Every frame, from the costumes to the colours, is made to look like an old-fashioned circus poster, giving the film a unique feel and aesthetic. The use of silent movie cards during the titles is a great call back, and it’s brilliant seeing the old cartoon 20th Century Fox logo fading into a monochrome version of today’s modern one. It is beautiful how they use eye-catching costumes to brighten up a rather dull world such as Barnum’s scarlet tailcoat jacket.

The effects used look good, if sometimes a little glossy. They’re used sparingly but sometimes can be overpowering, with one scene involving Barnum catching a train that looks unfinished. The animals look fine and only appear when needed, such as elephants and lions, but they don’t quite reach the same uncanny level as Disney’s award winning Jungle Book (2016).

The stunt work is pretty impressive when used, but it can look a little fake when CGI is used to try and enhance a scene. This isn’t a bad thing, allowing impressive feats of acrobatics that look stunning on screen and wouldn’t be allowed with today’s health and safety rules.

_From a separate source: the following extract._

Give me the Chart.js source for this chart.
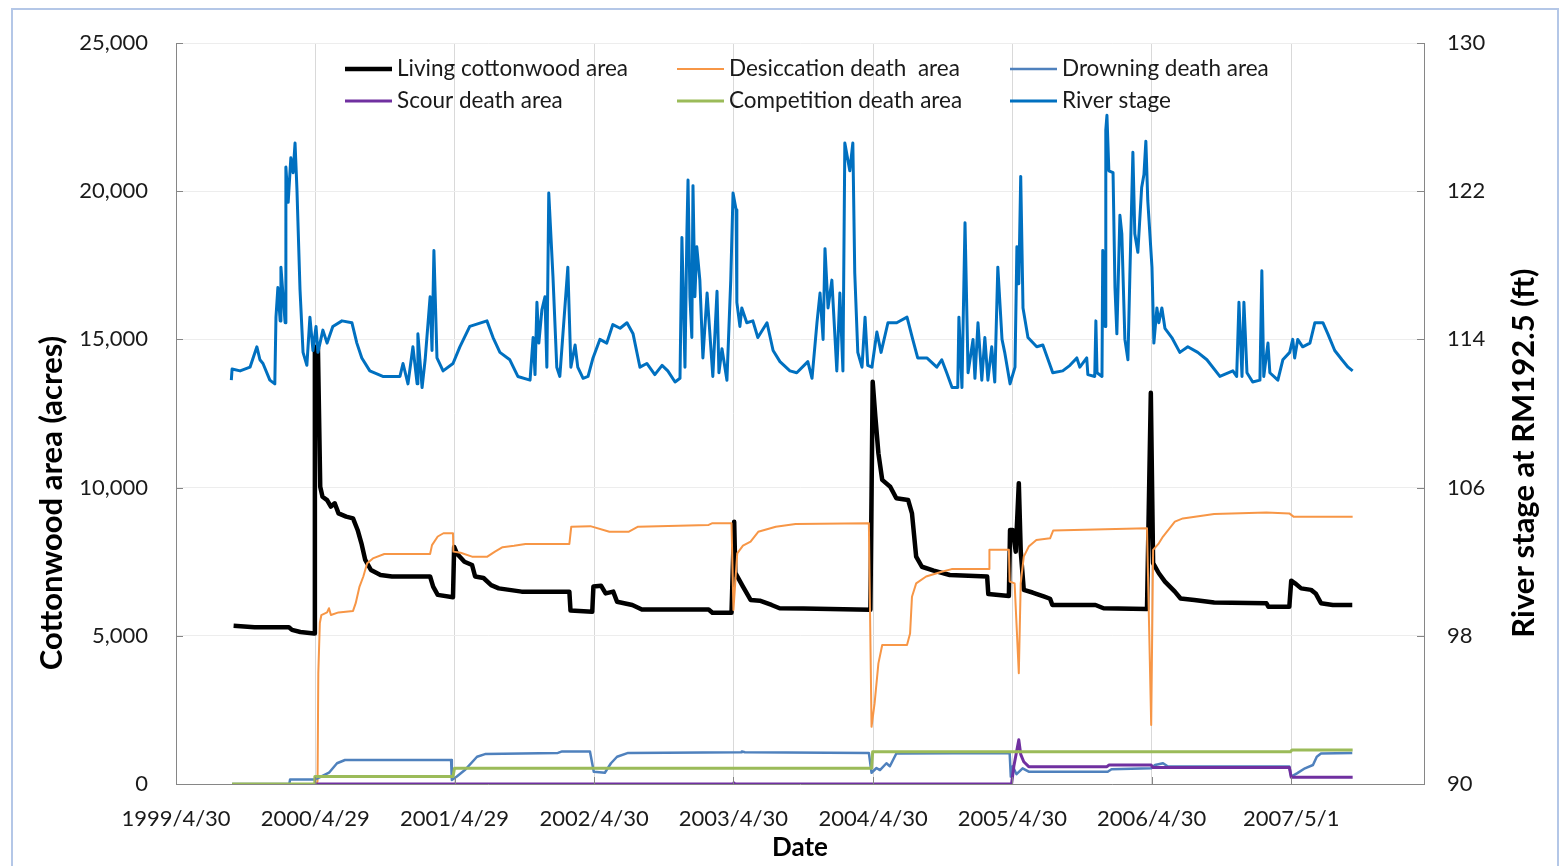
<!DOCTYPE html>
<html>
<head>
<meta charset="utf-8">
<title>Cottonwood area and river stage</title>
<script src="https://cdn.jsdelivr.net/npm/chart.js@4.4.0/dist/chart.umd.min.js"></script>
<style>
  body { margin: 0; background: #fff; }
  canvas { display: block; }
</style>
</head>
<body>
<canvas id="chart" width="1560" height="866"></canvas>
<script>
// x values are days since 1999/4/30
var tickDays = [0, 365, 730, 1096, 1461, 1827, 2192, 2557, 2923];
var tickLabels = ['1999/4/30', '2000/4/29', '2001/4/29', '2002/4/30', '2003/4/30', '2004/4/30', '2005/4/30', '2006/4/30', '2007/5/1'];

// [day, acres]
var livingArea = [[151,5340],[206,5290],[296,5285],[304,5200],[326,5130],[362,5080],[364,14750],[372,14700],[376,11600],[378,10030],[384,9690],[396,9580],[406,9360],[416,9470],[426,9130],[446,9020],[464,8960],[476,8570],[486,8120],[496,7560],[511,7220],[536,7050],[566,7000],[666,7000],[674,6660],[686,6380],[726,6300],[729,8000],[736,7780],[756,7500],[776,7390],[784,7000],[806,6950],[826,6710],[846,6600],[906,6490],[1031,6490],[1034,5850],[1091,5810],[1094,6660],[1114,6690],[1126,6430],[1146,6490],[1156,6150],[1196,6040],[1221,5890],[1396,5890],[1406,5780],[1456,5780],[1463,8850],[1466,7120],[1486,6660],[1506,6210],[1530,6185],[1561,6040],[1582,5930],[1644,5920],[1820,5880],[1826,13570],[1833,12390],[1841,11160],[1851,10260],[1872,10030],[1888,9640],[1919,9580],[1929,9130],[1940,7670],[1955,7330],[1986,7200],[2028,7050],[2126,7000],[2129,6410],[2183,6340],[2186,8570],[2193,8570],[2201,7840],[2209,10150],[2214,7860],[2222,6550],[2245,6460],[2276,6320],[2291,6250],[2297,6040],[2410,6040],[2431,5930],[2545,5900],[2555,13200],[2561,7450],[2576,7110],[2592,6830],[2618,6490],[2633,6260],[2669,6210],[2721,6120],[2858,6100],[2863,5980],[2918,5980],[2923,6860],[2933,6770],[2949,6600],[2975,6550],[2987,6430],[3001,6100],[3032,6040],[3083,6040]];

var desiccationArea = [[147,0],[368,0],[371,100],[373,3740],[377,5430],[381,5700],[396,5790],[401,5930],[406,5700],[426,5790],[464,5840],[471,6100],[481,6660],[491,7000],[501,7450],[516,7610],[546,7760],[666,7760],[671,8060],[686,8350],[701,8460],[726,8460],[727,7840],[746,7800],[776,7670],[816,7670],[836,7840],[856,7990],[886,8040],[916,8100],[1031,8100],[1036,8680],[1086,8700],[1136,8510],[1186,8510],[1211,8680],[1396,8740],[1406,8800],[1456,8800],[1461,5870],[1471,7780],[1486,8040],[1506,8180],[1526,8510],[1572,8680],[1624,8770],[1816,8800],[1823,1930],[1831,2720],[1841,4070],[1851,4690],[1916,4690],[1924,5080],[1929,6320],[1940,6770],[1966,7000],[2007,7160],[2033,7250],[2131,7250],[2132,7900],[2183,7900],[2185,6830],[2198,6770],[2209,3740],[2214,6770],[2222,7670],[2235,8010],[2255,8230],[2291,8290],[2299,8550],[2545,8630],[2556,1990],[2561,7900],[2576,8120],[2587,8350],[2618,8850],[2639,8960],[2721,9110],[2858,9160],[2918,9130],[2929,9020],[3084,9020]];

var drowningArea = [[147,0],[297,0],[299,150],[364,150],[380,250],[401,380],[422,700],[443,810],[721,810],[723,135],[736,250],[757,470],[789,920],[810,1010],[1001,1050],[1012,1100],[1085,1100],[1095,415],[1124,380],[1140,700],[1156,920],[1185,1050],[1481,1070],[1483,1100],[1491,1070],[1816,1050],[1823,380],[1836,540],[1845,470],[1862,700],[1871,600],[1888,1030],[2185,1050],[2188,250],[2193,600],[2203,330],[2219,530],[2235,415],[2442,415],[2452,500],[2556,530],[2566,640],[2587,700],[2600,590],[2918,590],[2923,250],[2938,360],[2959,530],[2980,640],[2990,920],[3001,1030],[3083,1045]];

var scourArea = [[364,0],[1460,0],[1462,40],[1465,0],[2190,0],[2196,600],[2209,1490],[2214,1000],[2222,750],[2235,585],[2440,585],[2445,640],[2556,640],[2560,560],[2918,560],[2923,225],[3084,225]];

var competitionArea = [[147,0],[362,0],[364,250],[726,250],[730,530],[1823,530],[1826,1090],[2921,1090],[2925,1150],[3084,1150]];

// [day, ft]
var riverStage = [[145,111.8],[147,112.4],[168,112.3],[194,112.5],[212,113.6],[220,112.9],[228,112.7],[246,111.8],[259,111.6],[262,115.2],[267,116.8],[273,115.0],[275,117.9],[286,114.9],[288,123.3],[294,121.4],[301,123.8],[307,123.0],[312,124.6],[317,122.1],[325,116.7],[333,113.3],[343,112.6],[351,115.2],[359,113.4],[367,114.7],[372,113.3],[385,114.5],[396,113.8],[411,114.7],[435,115.0],[461,114.9],[474,113.8],[487,113.0],[508,112.3],[542,112.0],[587,112.0],[595,112.7],[608,111.6],[621,113.6],[632,111.6],[634,114.3],[645,111.4],[653,112.9],[666,116.3],[671,113.4],[676,118.8],[684,113.0],[700,112.3],[726,112.7],[744,113.6],[770,114.7],[815,115.0],[831,114.1],[849,113.3],[875,112.9],[896,112.0],[928,111.8],[936,114.1],[941,112.1],[946,116.0],[951,113.8],[959,115.6],[967,116.3],[972,112.5],[977,121.9],[988,117.4],[998,112.5],[1006,112.0],[1027,117.9],[1035,112.5],[1046,113.7],[1053,112.5],[1067,111.9],[1080,112.0],[1093,113.0],[1111,114.0],[1129,113.8],[1145,114.8],[1164,114.6],[1182,114.9],[1198,114.3],[1216,112.5],[1234,112.7],[1255,112.1],[1274,112.6],[1289,112.3],[1308,111.7],[1321,111.9],[1326,119.5],[1334,112.5],[1339,119.7],[1342,122.6],[1347,116.3],[1352,114.1],[1355,122.3],[1360,116.3],[1365,119.0],[1373,117.2],[1381,113.0],[1392,116.5],[1407,112.0],[1418,116.6],[1423,112.2],[1431,113.5],[1444,111.8],[1454,117.2],[1460,121.9],[1468,121.0],[1470,116.0],[1478,114.7],[1483,115.7],[1496,114.9],[1512,115.0],[1525,114.1],[1549,114.9],[1565,113.4],[1583,112.8],[1609,112.3],[1627,112.2],[1656,112.8],[1667,111.9],[1680,114.9],[1688,116.5],[1696,114.0],[1701,118.9],[1709,115.7],[1719,117.2],[1732,112.3],[1740,116.5],[1748,112.3],[1753,124.6],[1766,123.1],[1774,124.6],[1779,117.6],[1787,113.3],[1798,112.5],[1806,115.2],[1813,112.6],[1824,112.5],[1837,114.4],[1848,113.3],[1866,114.9],[1889,114.9],[1916,115.2],[1931,114.0],[1944,113.0],[1968,113.0],[1994,112.5],[2007,112.9],[2020,112.2],[2034,111.4],[2049,111.4],[2052,115.2],[2060,111.4],[2068,120.3],[2076,112.2],[2089,114.0],[2094,111.9],[2102,114.9],[2112,111.8],[2120,114.1],[2128,111.8],[2138,113.6],[2146,111.7],[2154,117.9],[2165,114.0],[2172,113.3],[2186,111.6],[2199,112.5],[2204,119.0],[2209,117.0],[2214,122.8],[2220,115.7],[2233,114.1],[2256,113.6],[2272,113.7],[2298,112.2],[2324,112.3],[2343,112.6],[2361,113.0],[2369,112.5],[2387,113.0],[2390,112.1],[2408,112.0],[2411,115.0],[2414,112.2],[2427,112.0],[2429,118.8],[2435,114.7],[2437,125.3],[2440,126.1],[2445,123.1],[2456,123.0],[2461,116.8],[2466,114.3],[2474,120.7],[2479,119.7],[2487,114.0],[2495,112.9],[2500,117.4],[2508,124.1],[2513,119.7],[2521,118.7],[2531,122.2],[2537,122.9],[2542,124.7],[2547,121.5],[2558,117.9],[2563,113.8],[2571,115.7],[2576,114.9],[2584,115.7],[2592,114.6],[2610,114.1],[2631,113.3],[2652,113.6],[2678,113.3],[2702,112.9],[2736,112.0],[2770,112.3],[2780,112.0],[2786,116.0],[2794,112.0],[2799,116.0],[2807,112.2],[2822,111.7],[2841,111.8],[2846,117.7],[2851,112.0],[2862,113.8],[2867,112.2],[2888,111.8],[2901,112.9],[2919,113.3],[2927,114.0],[2932,113.0],[2940,114.0],[2953,113.6],[2972,113.8],[2985,114.9],[3006,114.9],[3019,114.3],[3037,113.4],[3056,112.9],[3072,112.5],[3084,112.3]];

var FONT = 'Lato';

function pts(arr) {
    return arr.map(function (p) { return { x: p[0], y: p[1] }; });
}

function series(label, arr, color, width, order, axis) {
    return {
        label: label,
        data: pts(arr),
        borderColor: color,
        backgroundColor: color,
        borderWidth: width,
        pointRadius: 0,
        tension: 0,
        borderJoinStyle: 'round',
        order: order,
        yAxisID: axis || 'y'
    };
}

var datasets = [
    series('Living cottonwood area', livingArea, '#000000', 4.5, 6),
    series('Desiccation death  area', desiccationArea, '#f79646', 2, 5),
    series('Drowning death area', drowningArea, '#4f81bd', 2.5, 4),
    series('Scour death area', scourArea, '#7030a0', 3, 3),
    series('Competition death area', competitionArea, '#9bbb59', 3, 2),
    series('River stage', riverStage, '#0070c0', 3, 1, 'y2')
];

// legend grid: 3 columns, 2 rows, drawn inside the plot
var legendCols = [345, 677, 1010];
var legendRows = [69, 101];

var decor = {
    id: 'decor',
    beforeDraw: function (chart) {
        var ctx = chart.ctx;
        ctx.save();
        ctx.fillStyle = '#ffffff';
        ctx.fillRect(0, 0, chart.width, chart.height);
        ctx.strokeStyle = '#b4c7e7';
        ctx.lineWidth = 2;
        ctx.strokeRect(12, 9, 1546, 880);
        ctx.restore();
    },
    afterDraw: function (chart) {
        var ctx = chart.ctx;
        var a = chart.chartArea;
        var sx = chart.scales.x, sy = chart.scales.y, sy2 = chart.scales.y2;
        ctx.save();

        // small inward tick marks
        ctx.strokeStyle = '#868686';
        ctx.lineWidth = 1;
        ctx.beginPath();
        sy.ticks.forEach(function (t) {
            var y = Math.round(sy.getPixelForValue(t.value)) + 0.5;
            ctx.moveTo(a.left, y); ctx.lineTo(a.left + 7, y);
        });
        sy2.ticks.forEach(function (t) {
            var y = Math.round(sy2.getPixelForValue(t.value)) + 0.5;
            ctx.moveTo(a.right, y); ctx.lineTo(a.right - 7, y);
        });
        sx.ticks.forEach(function (t) {
            var x = Math.round(sx.getPixelForValue(t.value)) + 0.5;
            ctx.moveTo(x, a.bottom); ctx.lineTo(x, a.bottom - 7);
        });
        ctx.stroke();

        // axis titles
        ctx.fillStyle = '#000000';
        ctx.textAlign = 'center';
        ctx.textBaseline = 'middle';
        ctx.font = 'bold 26px ' + FONT;
        ctx.fillText('Date', (a.left + a.right) / 2, 848);
        ctx.font = 'bold 31px ' + FONT;
        ctx.save();
        ctx.translate(52, 503);
        ctx.rotate(-Math.PI / 2);
        ctx.fillText('Cottonwood area (acres)', 0, 0);
        ctx.restore();
        ctx.save();
        ctx.translate(1524, 453);
        ctx.rotate(-Math.PI / 2);
        ctx.fillText('River stage at RM192.5 (ft)', 0, 0);
        ctx.restore();

        // legend
        ctx.font = '22.5px ' + FONT;
        ctx.textAlign = 'left';
        ctx.fillStyle = '#1a1a1a';
        chart.data.datasets.forEach(function (ds, i) {
            var x = legendCols[i % 3];
            var y = legendRows[Math.floor(i / 3)];
            ctx.strokeStyle = ds.borderColor;
            ctx.lineWidth = ds.borderWidth;
            ctx.beginPath();
            ctx.moveTo(x, y);
            ctx.lineTo(x + 47, y);
            ctx.stroke();
            ctx.fillText(ds.label, x + 52, y);
        });
        ctx.restore();
    }
};

Chart.defaults.font.family = FONT;
Chart.defaults.font.size = 22;
Chart.defaults.color = '#1a1a1a';

var chart = new Chart(document.getElementById('chart').getContext('2d'), {
    type: 'line',
    data: { datasets: datasets },
    plugins: [decor],
    options: {
        responsive: false,
        animation: false,
        layout: { padding: { top: 43, left: 0, right: 0, bottom: 0 } },
        plugins: {
            legend: { display: false },
            tooltip: { enabled: false }
        },
        scales: {
            x: {
                type: 'linear',
                min: 0,
                max: 3271,
                afterBuildTicks: function (s) {
                    s.ticks = tickDays.map(function (v) { return { value: v }; });
                },
                afterFit: function (s) { s.height = 82; },
                ticks: {
                    autoSkip: false,
                    maxRotation: 0,
                    padding: 22,
                    callback: function (v, i) { return tickLabels[i]; }
                },
                grid: { color: '#d9d9d9', drawTicks: false },
                border: { color: '#868686' }
            },
            y: {
                position: 'left',
                min: 0,
                max: 25000,
                afterFit: function (s) { s.width = 176; },
                ticks: {
                    stepSize: 5000,
                    padding: 28,
                    callback: function (v) { return v.toLocaleString('en-US'); }
                },
                grid: { color: '#ededed', drawTicks: false },
                border: { color: '#868686' }
            },
            y2: {
                position: 'right',
                min: 90,
                max: 130,
                afterFit: function (s) { s.width = 136; },
                ticks: { stepSize: 8, padding: 23 },
                grid: { display: false, drawTicks: false },
                border: { color: '#868686' }
            }
        }
    }
});
</script>
</body>
</html>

This film has a lot to do, but the main point that it tries, and succeeds, to get across is that message of being yourself and embracing what makes you unique, with a fantastic sequence featuring all of the acts joining together to sing ‘This is Me’, providing a really uplifting and empowering moment. It says a lot about the prejudice and exclusion of the time, while also staying just as relevant to today’s world, and it handles the subject really well.

Overall, this is a very joyful and entertaining movie with a lot to say and do, but not enough time to do it all. It’s a good, if slightly predictable story, that gives an interesting insight into the life of P. T. Barnum and the obstacles he overcame in an attempt to put on the greatest show.

Purple Revolver rating: 3.5/5. A great performance.